WHAT THIS TASK INVOLVES ▸ Print, word for word, every line from the beginning of the listing up to and including the line with "Line, XAxis, YAxis". Pictures are to be excluded.
== AVAILABLE DATA ==
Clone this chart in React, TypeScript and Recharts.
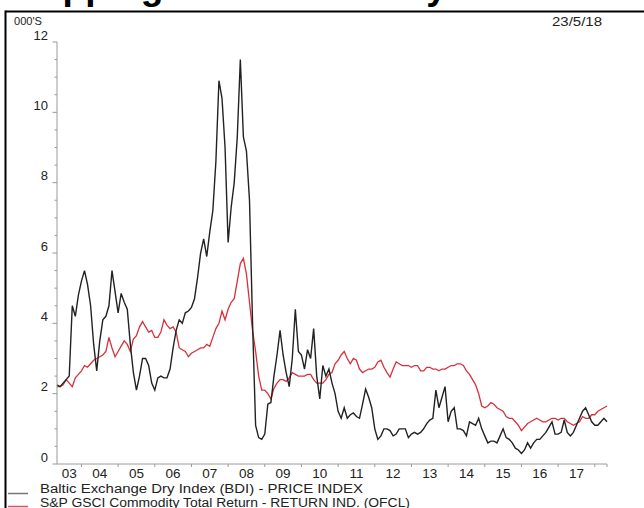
import { LineChart, Line, XAxis, YAxis } from "recharts";

// monthly values in thousands, May 2003 .. May 2018
const bdi = [
  2.25, 2.2, 2.3, 2.4, 2.5, 4.5, 4.2, 4.8,
  5.2, 5.5, 5.1, 4.5, 3.4, 2.65, 3.5, 4.1, 4.2, 4.5, 5.5, 4.9,
  4.3, 4.85, 4.6, 4.4, 3.4, 2.6, 2.1, 2.5, 3.0, 3.0, 2.8, 2.3,
  2.1, 2.45, 2.5, 2.45, 2.45, 2.7, 3.3, 3.8, 4.1, 4.0, 4.3, 4.35,
  4.45, 4.7, 5.3, 6.0, 6.4, 5.9, 6.6, 7.2, 8.6, 10.9, 10.4, 9.0,
  6.3, 7.3, 8.0, 9.3, 11.5, 9.3, 8.9, 7.5, 4.0, 1.1, 0.75, 0.7,
  0.85, 1.7, 1.75, 2.5, 3.1, 3.8, 3.1, 2.6, 2.2, 3.0, 4.4, 3.2,
  3.1, 2.7, 3.25, 3.0, 3.85, 2.5, 1.85, 2.8, 2.5, 2.7, 2.3, 2.0,
  1.5, 1.3, 1.6, 1.3, 1.4, 1.45, 1.35, 1.3, 1.7, 2.13, 1.9, 1.6,
  1.0, 0.7, 0.8, 1.0, 1.0, 0.95, 0.8, 0.85, 1.0, 1.0, 1.0, 0.75,
  0.85, 0.9, 0.85, 0.9, 1.0, 1.15, 1.25, 1.3, 2.1, 1.6, 1.9, 2.2,
  1.2, 1.5, 1.6, 1.0, 1.0, 0.95, 0.8, 1.2, 1.15, 1.1, 1.3, 1.0,
  0.8, 0.6, 0.65, 0.65, 0.6, 0.8, 1.0, 0.75, 0.7, 0.6, 0.45, 0.4,
  0.3, 0.4, 0.6, 0.45, 0.6, 0.7, 0.7, 0.8, 0.9, 1.05, 1.2, 0.85,
  0.85, 0.9, 1.25, 0.9, 0.8, 0.9, 1.1, 1.3, 1.5, 1.6, 1.4, 1.2,
  1.1, 1.1, 1.2, 1.3, 1.2,
];

const gsci = [
  2.2, 2.2, 2.25, 2.4, 2.3, 2.2, 2.45, 2.55,
  2.65, 2.8, 2.75, 2.85, 2.95, 3.0, 3.05, 3.1, 3.2, 3.6, 3.3, 3.05,
  3.2, 3.35, 3.5, 3.4, 3.2, 3.55, 3.65, 3.9, 4.05, 3.9, 3.75, 3.8,
  3.6, 3.6, 3.75, 4.1, 3.95, 3.85, 3.9, 3.75, 3.3, 3.25, 3.2, 3.05,
  3.15, 3.2, 3.25, 3.3, 3.3, 3.4, 3.35, 3.6, 3.85, 4.0, 4.35, 4.1,
  4.4, 4.6, 4.7, 5.2, 5.7, 5.85, 5.4, 4.6, 3.8, 3.2, 2.5, 2.1,
  2.1, 2.0, 1.85, 2.15, 2.3, 2.4, 2.4, 2.35, 2.45, 2.6, 2.55, 2.5,
  2.5, 2.5, 2.55, 2.55, 2.4, 2.3, 2.3, 2.3, 2.4, 2.55, 2.6, 2.85,
  2.95, 3.1, 3.2, 3.0, 2.85, 3.0, 2.95, 2.7, 2.6, 2.65, 2.7, 2.7,
  2.75, 2.9, 2.95, 2.75, 2.6, 2.47, 2.7, 2.9, 2.85, 2.8, 2.8, 2.8,
  2.75, 2.8, 2.8, 2.65, 2.65, 2.75, 2.75, 2.7, 2.7, 2.65, 2.7, 2.7,
  2.75, 2.8, 2.8, 2.85, 2.85, 2.8, 2.65, 2.55, 2.4, 2.25, 2.0, 1.65,
  1.6, 1.65, 1.75, 1.7, 1.6, 1.55, 1.5, 1.35, 1.3, 1.3, 1.2, 1.1,
  0.95, 1.05, 1.15, 1.2, 1.25, 1.3, 1.25, 1.2, 1.2, 1.25, 1.3, 1.3,
  1.25, 1.3, 1.3, 1.2, 1.15, 1.1, 1.15, 1.2, 1.35, 1.3, 1.3, 1.4,
  1.4, 1.5, 1.55, 1.6, 1.65,
];

// x axis: month offset from May 2003
const yearLabels = ["03", "04", "05", "06", "07", "08", "09", "10", "11", "12", "13", "14", "15", "16", "17"];
const labelMonths = [4, 14, 26, 38, 50, 62, 74, 86, 98, 110, 122, 134, 146, 158, 170];
const yearStartMonths = [8, 20, 32, 44, 56, 68, 80, 92, 104, 116, 128, 140, 152, 164, 176, 180];

const yMajor = [0, 2, 4, 6, 8, 10, 12];
const yTicks = [0, 0.5, 1, 1.5, 2, 2.5, 3, 3.5, 4, 4.5, 5, 5.5, 6, 6.5, 7, 7.5, 8, 8.5, 9, 9.5, 10, 10.5, 11, 11.5, 12];

const data = bdi.map((v, i) => ({ m: i, bdi: v, gsci: gsci[i] }));
const xTicks = [...labelMonths, ...yearStartMonths].sort((a, b) => a - b);

const font = "'Liberation Sans', Arial, sans-serif";
const axisGrey = "#9a9a9a";

function YTick({ x, y, payload }: any) {
  const major = yMajor.includes(payload.value);
  return (
    <g>
      <line x1={x - (major ? 4.5 : 2.5)} x2={x} y1={y} y2={y} stroke={axisGrey} />
      {major && (
        <text x={x - 9} y={y - 2.5} textAnchor="end" fontSize={13} fill="#222" fontFamily={font}>
          {payload.value}
        </text>
      )}
    </g>
  );
}

function XTick({ x, y, payload }: any) {
  const idx = labelMonths.indexOf(payload.value);
  if (idx >= 0) {
    return (
      <text x={x} y={y + 14} textAnchor="middle" fontSize={13.5} fill="#222" fontFamily={font}>
        {yearLabels[idx]}
      </text>
    );
  }
  return <line x1={x} x2={x} y1={y} y2={y + 3} stroke={axisGrey} />;
}

export default function App() {
  return (
    <div style={{ position: "absolute", left: 0, top: 0, width: 644, height: 508, overflow: "hidden", background: "#fff" }}>
      <LineChart width={644} height={508} data={data} margin={{ top: 42, right: 37, bottom: 20, left: 0 }}>
        <XAxis
          dataKey="m"
          type="number"
          domain={[0, 180]}
          ticks={xTicks}
          interval={0}
          tickSize={0}
          tickMargin={0}
          tickLine={false}
          axisLine={{ stroke: axisGrey }}
          tick={<XTick />}
          height={24}
        />
        <YAxis
          type="number"
          domain={[0, 12]}
          ticks={yTicks}
          interval={0}
          tickSize={0}
          tickMargin={0}
          tickLine={false}
          axisLine={{ stroke: axisGrey }}
          tick={<YTick />}
          width={57}
        />
        <Line type="linear" dataKey="gsci" stroke="#d8303a" strokeWidth={1.3} dot={false} isAnimationActive={false} />
        <Line type="linear" dataKey="bdi" stroke="#222" strokeWidth={1.4} dot={false} isAnimationActive={false} />
      </LineChart>

      <svg width={644} height={508} style={{ position: "absolute", left: 0, top: 0, pointerEvents: "none" }}>
        <text x={5} y={-1} fontSize={37} fontWeight="bold" fill="#000" fontFamily={font}>
          Shipping and commodity
        </text>
        <line x1={5.5} x2={644} y1={11.5} y2={11.5} stroke="#000" strokeWidth={2} />
        <line x1={5.5} x2={5.5} y1={10.5} y2={508} stroke="#000" strokeWidth={2} />
        <text x={14} y={25} fontSize={11} fill="#222" fontFamily={font} textLength={28} lengthAdjust="spacingAndGlyphs">
          000'S
        </text>
        <text x={552} y={26} fontSize={12} fill="#222" fontFamily={font} textLength={50} lengthAdjust="spacingAndGlyphs">
          23/5/18
        </text>
        <line x1={8} x2={28} y1={493.5} y2={493.5} stroke="#777" strokeWidth={1.5} />
        <text x={40} y={493} fontSize={12.5} fill="#222" fontFamily={font} textLength={323} lengthAdjust="spacingAndGlyphs">
          Baltic Exchange Dry Index (BDI) - PRICE INDEX
        </text>
        <line x1={8} x2={28} y1={506.5} y2={506.5} stroke="#e0505a" strokeWidth={1.5} />
        <text x={40} y={506.5} fontSize={12.5} fill="#222" fontFamily={font} textLength={370} lengthAdjust="spacingAndGlyphs">
          S&amp;P GSCI Commodity Total Return - RETURN IND. (OFCL)
        </text>
      </svg>
    </div>
  );
}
===
EXPECTED ANSWER ▸
Clone this chart in React, TypeScript and Recharts.
import { LineChart, Line, XAxis, YAxis } from "recharts";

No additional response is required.